=== Requirement ===
Please copy all the lines that follow, word for word.

=== Given material ===
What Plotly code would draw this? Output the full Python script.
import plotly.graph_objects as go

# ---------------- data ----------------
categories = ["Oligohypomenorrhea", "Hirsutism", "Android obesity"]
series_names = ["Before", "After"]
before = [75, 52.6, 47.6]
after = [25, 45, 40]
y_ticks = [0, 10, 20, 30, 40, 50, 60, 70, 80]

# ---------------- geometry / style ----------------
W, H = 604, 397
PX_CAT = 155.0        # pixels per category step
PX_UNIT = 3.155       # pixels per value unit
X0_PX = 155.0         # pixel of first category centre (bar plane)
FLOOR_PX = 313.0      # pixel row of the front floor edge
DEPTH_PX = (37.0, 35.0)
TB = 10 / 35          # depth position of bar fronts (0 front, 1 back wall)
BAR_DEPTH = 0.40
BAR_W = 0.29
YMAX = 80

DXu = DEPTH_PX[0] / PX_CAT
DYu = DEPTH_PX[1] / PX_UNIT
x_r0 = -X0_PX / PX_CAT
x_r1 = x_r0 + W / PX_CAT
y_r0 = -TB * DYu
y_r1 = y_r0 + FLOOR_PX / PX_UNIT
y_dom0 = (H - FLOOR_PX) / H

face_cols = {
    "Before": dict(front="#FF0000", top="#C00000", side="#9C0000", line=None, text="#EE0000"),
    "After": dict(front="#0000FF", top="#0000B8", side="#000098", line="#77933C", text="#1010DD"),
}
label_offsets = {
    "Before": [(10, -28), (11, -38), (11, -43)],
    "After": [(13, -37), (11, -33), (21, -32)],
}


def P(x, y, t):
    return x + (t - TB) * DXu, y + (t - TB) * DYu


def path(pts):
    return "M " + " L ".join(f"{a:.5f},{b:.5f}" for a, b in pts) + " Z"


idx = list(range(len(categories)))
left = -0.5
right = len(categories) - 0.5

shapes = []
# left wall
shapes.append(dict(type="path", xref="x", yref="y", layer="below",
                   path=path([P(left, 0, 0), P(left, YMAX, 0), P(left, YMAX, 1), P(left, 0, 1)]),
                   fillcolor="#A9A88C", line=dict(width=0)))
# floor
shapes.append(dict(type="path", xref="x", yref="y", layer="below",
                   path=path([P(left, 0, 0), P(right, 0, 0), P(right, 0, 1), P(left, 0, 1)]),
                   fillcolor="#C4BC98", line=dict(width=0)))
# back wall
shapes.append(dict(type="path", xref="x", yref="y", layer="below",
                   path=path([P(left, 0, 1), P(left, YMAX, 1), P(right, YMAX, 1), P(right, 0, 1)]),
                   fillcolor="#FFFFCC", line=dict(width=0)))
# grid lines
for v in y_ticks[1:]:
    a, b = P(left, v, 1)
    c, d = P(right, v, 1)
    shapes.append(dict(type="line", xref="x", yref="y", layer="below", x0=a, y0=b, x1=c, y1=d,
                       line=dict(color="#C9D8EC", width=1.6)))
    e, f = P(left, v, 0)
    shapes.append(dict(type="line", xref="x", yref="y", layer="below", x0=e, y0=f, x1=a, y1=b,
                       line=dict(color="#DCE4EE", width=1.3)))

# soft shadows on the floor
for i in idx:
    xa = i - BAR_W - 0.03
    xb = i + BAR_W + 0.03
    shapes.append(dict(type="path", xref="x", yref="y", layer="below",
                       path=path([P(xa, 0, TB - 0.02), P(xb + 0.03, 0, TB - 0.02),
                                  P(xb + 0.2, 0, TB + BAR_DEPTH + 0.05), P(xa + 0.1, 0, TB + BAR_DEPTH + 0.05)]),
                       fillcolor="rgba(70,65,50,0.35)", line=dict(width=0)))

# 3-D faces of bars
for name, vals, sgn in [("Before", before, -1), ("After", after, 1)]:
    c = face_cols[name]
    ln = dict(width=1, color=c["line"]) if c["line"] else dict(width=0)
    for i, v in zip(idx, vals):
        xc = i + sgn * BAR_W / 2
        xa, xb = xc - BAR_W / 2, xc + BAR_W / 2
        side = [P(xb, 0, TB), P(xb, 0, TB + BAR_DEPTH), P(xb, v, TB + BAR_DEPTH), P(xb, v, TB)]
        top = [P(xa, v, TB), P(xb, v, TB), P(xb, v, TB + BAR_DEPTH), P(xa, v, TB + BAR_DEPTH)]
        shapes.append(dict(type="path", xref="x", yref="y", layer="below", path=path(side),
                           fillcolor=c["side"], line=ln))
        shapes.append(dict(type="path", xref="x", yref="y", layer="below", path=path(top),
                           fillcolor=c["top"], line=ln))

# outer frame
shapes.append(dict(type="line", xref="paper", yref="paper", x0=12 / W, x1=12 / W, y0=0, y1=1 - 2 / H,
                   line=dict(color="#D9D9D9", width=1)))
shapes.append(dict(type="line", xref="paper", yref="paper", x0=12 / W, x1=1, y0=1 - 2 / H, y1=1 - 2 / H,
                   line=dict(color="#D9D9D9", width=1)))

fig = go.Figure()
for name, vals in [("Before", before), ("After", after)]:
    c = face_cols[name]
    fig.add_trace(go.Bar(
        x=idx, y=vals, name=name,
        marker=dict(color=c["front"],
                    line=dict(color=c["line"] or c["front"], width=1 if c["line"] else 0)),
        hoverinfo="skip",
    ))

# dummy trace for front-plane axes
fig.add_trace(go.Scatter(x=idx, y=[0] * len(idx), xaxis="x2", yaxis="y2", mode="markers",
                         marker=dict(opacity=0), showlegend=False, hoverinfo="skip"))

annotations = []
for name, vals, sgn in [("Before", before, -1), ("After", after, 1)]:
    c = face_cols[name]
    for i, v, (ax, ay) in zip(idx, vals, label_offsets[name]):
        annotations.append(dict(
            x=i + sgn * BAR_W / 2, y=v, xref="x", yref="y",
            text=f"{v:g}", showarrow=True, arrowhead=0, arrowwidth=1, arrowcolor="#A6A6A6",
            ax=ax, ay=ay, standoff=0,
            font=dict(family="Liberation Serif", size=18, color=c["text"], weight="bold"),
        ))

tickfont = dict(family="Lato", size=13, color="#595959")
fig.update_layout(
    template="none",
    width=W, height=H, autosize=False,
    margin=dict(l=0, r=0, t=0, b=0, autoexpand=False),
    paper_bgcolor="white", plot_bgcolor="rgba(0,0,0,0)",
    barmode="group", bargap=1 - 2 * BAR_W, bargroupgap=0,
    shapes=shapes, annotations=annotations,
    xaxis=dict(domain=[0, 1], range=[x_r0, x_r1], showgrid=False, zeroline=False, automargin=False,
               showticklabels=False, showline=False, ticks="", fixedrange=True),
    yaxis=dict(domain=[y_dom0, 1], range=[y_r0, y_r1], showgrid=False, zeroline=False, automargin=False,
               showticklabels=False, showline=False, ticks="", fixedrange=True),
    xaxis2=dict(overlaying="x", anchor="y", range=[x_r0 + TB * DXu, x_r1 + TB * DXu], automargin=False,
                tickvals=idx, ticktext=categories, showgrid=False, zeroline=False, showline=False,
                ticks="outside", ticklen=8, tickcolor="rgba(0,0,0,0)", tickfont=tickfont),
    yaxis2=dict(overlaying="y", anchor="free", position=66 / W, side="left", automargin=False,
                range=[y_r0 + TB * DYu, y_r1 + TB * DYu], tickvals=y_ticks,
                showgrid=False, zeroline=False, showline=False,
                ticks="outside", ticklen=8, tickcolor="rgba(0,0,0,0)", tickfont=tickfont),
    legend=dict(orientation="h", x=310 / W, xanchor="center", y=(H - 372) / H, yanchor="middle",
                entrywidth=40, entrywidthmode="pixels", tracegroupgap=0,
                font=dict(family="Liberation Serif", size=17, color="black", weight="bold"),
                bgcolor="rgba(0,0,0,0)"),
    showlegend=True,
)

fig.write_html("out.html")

=== Expected answer ===
What Plotly code would draw this? Output the full Python script.
import plotly.graph_objects as go

# ---------------- data ----------------
categories = ["Oligohypomenorrhea", "Hirsutism", "Android obesity"]
series_names = ["Before", "After"]
before = [75, 52.6, 47.6]
after = [25, 45, 40]
y_ticks = [0, 10, 20, 30, 40, 50, 60, 70, 80]

# ---------------- geometry / style ----------------
W, H = 604, 397
PX_CAT = 155.0        # pixels per category step
PX_UNIT = 3.155       # pixels per value unit
X0_PX = 155.0         # pixel of first category centre (bar plane)
FLOOR_PX = 313.0      # pixel row of the front floor edge
DEPTH_PX = (37.0, 35.0)
TB = 10 / 35          # depth position of bar fronts (0 front, 1 back wall)
BAR_DEPTH = 0.40
BAR_W = 0.29
YMAX = 80

DXu = DEPTH_PX[0] / PX_CAT
DYu = DEPTH_PX[1] / PX_UNIT
x_r0 = -X0_PX / PX_CAT
x_r1 = x_r0 + W / PX_CAT
y_r0 = -TB * DYu
y_r1 = y_r0 + FLOOR_PX / PX_UNIT
y_dom0 = (H - FLOOR_PX) / H

face_cols = {
    "Before": dict(front="#FF0000", top="#C00000", side="#9C0000", line=None, text="#EE0000"),
    "After": dict(front="#0000FF", top="#0000B8", side="#000098", line="#77933C", text="#1010DD"),
}
label_offsets = {
    "Before": [(10, -28), (11, -38), (11, -43)],
    "After": [(13, -37), (11, -33), (21, -32)],
}


def P(x, y, t):
    return x + (t - TB) * DXu, y + (t - TB) * DYu


def path(pts):
    return "M " + " L ".join(f"{a:.5f},{b:.5f}" for a, b in pts) + " Z"


idx = list(range(len(categories)))
left = -0.5
right = len(categories) - 0.5

shapes = []
# left wall
shapes.append(dict(type="path", xref="x", yref="y", layer="below",
                   path=path([P(left, 0, 0), P(left, YMAX, 0), P(left, YMAX, 1), P(left, 0, 1)]),
                   fillcolor="#A9A88C", line=dict(width=0)))
# floor
shapes.append(dict(type="path", xref="x", yref="y", layer="below",
                   path=path([P(left, 0, 0), P(right, 0, 0), P(right, 0, 1), P(left, 0, 1)]),
                   fillcolor="#C4BC98", line=dict(width=0)))
# back wall
shapes.append(dict(type="path", xref="x", yref="y", layer="below",
                   path=path([P(left, 0, 1), P(left, YMAX, 1), P(right, YMAX, 1), P(right, 0, 1)]),
                   fillcolor="#FFFFCC", line=dict(width=0)))
# grid lines
for v in y_ticks[1:]:
    a, b = P(left, v, 1)
    c, d = P(right, v, 1)
    shapes.append(dict(type="line", xref="x", yref="y", layer="below", x0=a, y0=b, x1=c, y1=d,
                       line=dict(color="#C9D8EC", width=1.6)))
    e, f = P(left, v, 0)
    shapes.append(dict(type="line", xref="x", yref="y", layer="below", x0=e, y0=f, x1=a, y1=b,
                       line=dict(color="#DCE4EE", width=1.3)))

# soft shadows on the floor
for i in idx:
    xa = i - BAR_W - 0.03
    xb = i + BAR_W + 0.03
    shapes.append(dict(type="path", xref="x", yref="y", layer="below",
                       path=path([P(xa, 0, TB - 0.02), P(xb + 0.03, 0, TB - 0.02),
                                  P(xb + 0.2, 0, TB + BAR_DEPTH + 0.05), P(xa + 0.1, 0, TB + BAR_DEPTH + 0.05)]),
                       fillcolor="rgba(70,65,50,0.35)", line=dict(width=0)))

# 3-D faces of bars
for name, vals, sgn in [("Before", before, -1), ("After", after, 1)]:
    c = face_cols[name]
    ln = dict(width=1, color=c["line"]) if c["line"] else dict(width=0)
    for i, v in zip(idx, vals):
        xc = i + sgn * BAR_W / 2
        xa, xb = xc - BAR_W / 2, xc + BAR_W / 2
        side = [P(xb, 0, TB), P(xb, 0, TB + BAR_DEPTH), P(xb, v, TB + BAR_DEPTH), P(xb, v, TB)]
        top = [P(xa, v, TB), P(xb, v, TB), P(xb, v, TB + BAR_DEPTH), P(xa, v, TB + BAR_DEPTH)]
        shapes.append(dict(type="path", xref="x", yref="y", layer="below", path=path(side),
                           fillcolor=c["side"], line=ln))
        shapes.append(dict(type="path", xref="x", yref="y", layer="below", path=path(top),
                           fillcolor=c["top"], line=ln))

# outer frame
shapes.append(dict(type="line", xref="paper", yref="paper", x0=12 / W, x1=12 / W, y0=0, y1=1 - 2 / H,
                   line=dict(color="#D9D9D9", width=1)))
shapes.append(dict(type="line", xref="paper", yref="paper", x0=12 / W, x1=1, y0=1 - 2 / H, y1=1 - 2 / H,
                   line=dict(color="#D9D9D9", width=1)))

fig = go.Figure()
for name, vals in [("Before", before), ("After", after)]:
    c = face_cols[name]
    fig.add_trace(go.Bar(
        x=idx, y=vals, name=name,
        marker=dict(color=c["front"],
                    line=dict(color=c["line"] or c["front"], width=1 if c["line"] else 0)),
        hoverinfo="skip",
    ))

# dummy trace for front-plane axes
fig.add_trace(go.Scatter(x=idx, y=[0] * len(idx), xaxis="x2", yaxis="y2", mode="markers",
                         marker=dict(opacity=0), showlegend=False, hoverinfo="skip"))

annotations = []
for name, vals, sgn in [("Before", before, -1), ("After", after, 1)]:
    c = face_cols[name]
    for i, v, (ax, ay) in zip(idx, vals, label_offsets[name]):
        annotations.append(dict(
            x=i + sgn * BAR_W / 2, y=v, xref="x", yref="y",
            text=f"{v:g}", showarrow=True, arrowhead=0, arrowwidth=1, arrowcolor="#A6A6A6",
            ax=ax, ay=ay, standoff=0,
            font=dict(family="Liberation Serif", size=18, color=c["text"], weight="bold"),
        ))

tickfont = dict(family="Lato", size=13, color="#595959")
fig.update_layout(
    template="none",
    width=W, height=H, autosize=False,
    margin=dict(l=0, r=0, t=0, b=0, autoexpand=False),
    paper_bgcolor="white", plot_bgcolor="rgba(0,0,0,0)",
    barmode="group", bargap=1 - 2 * BAR_W, bargroupgap=0,
    shapes=shapes, annotations=annotations,
    xaxis=dict(domain=[0, 1], range=[x_r0, x_r1], showgrid=False, zeroline=False, automargin=False,
               showticklabels=False, showline=False, ticks="", fixedrange=True),
    yaxis=dict(domain=[y_dom0, 1], range=[y_r0, y_r1], showgrid=False, zeroline=False, automargin=False,
               showticklabels=False, showline=False, ticks="", fixedrange=True),
    xaxis2=dict(overlaying="x", anchor="y", range=[x_r0 + TB * DXu, x_r1 + TB * DXu], automargin=False,
                tickvals=idx, ticktext=categories, showgrid=False, zeroline=False, showline=False,
                ticks="outside", ticklen=8, tickcolor="rgba(0,0,0,0)", tickfont=tickfont),
    yaxis2=dict(overlaying="y", anchor="free", position=66 / W, side="left", automargin=False,
                range=[y_r0 + TB * DYu, y_r1 + TB * DYu], tickvals=y_ticks,
                showgrid=False, zeroline=False, showline=False,
                ticks="outside", ticklen=8, tickcolor="rgba(0,0,0,0)", tickfont=tickfont),
    legend=dict(orientation="h", x=310 / W, xanchor="center", y=(H - 372) / H, yanchor="middle",
                entrywidth=40, entrywidthmode="pixels", tracegroupgap=0,
                font=dict(family="Liberation Serif", size=17, color="black", weight="bold"),
                bgcolor="rgba(0,0,0,0)"),
    showlegend=True,
)

fig.write_html("out.html")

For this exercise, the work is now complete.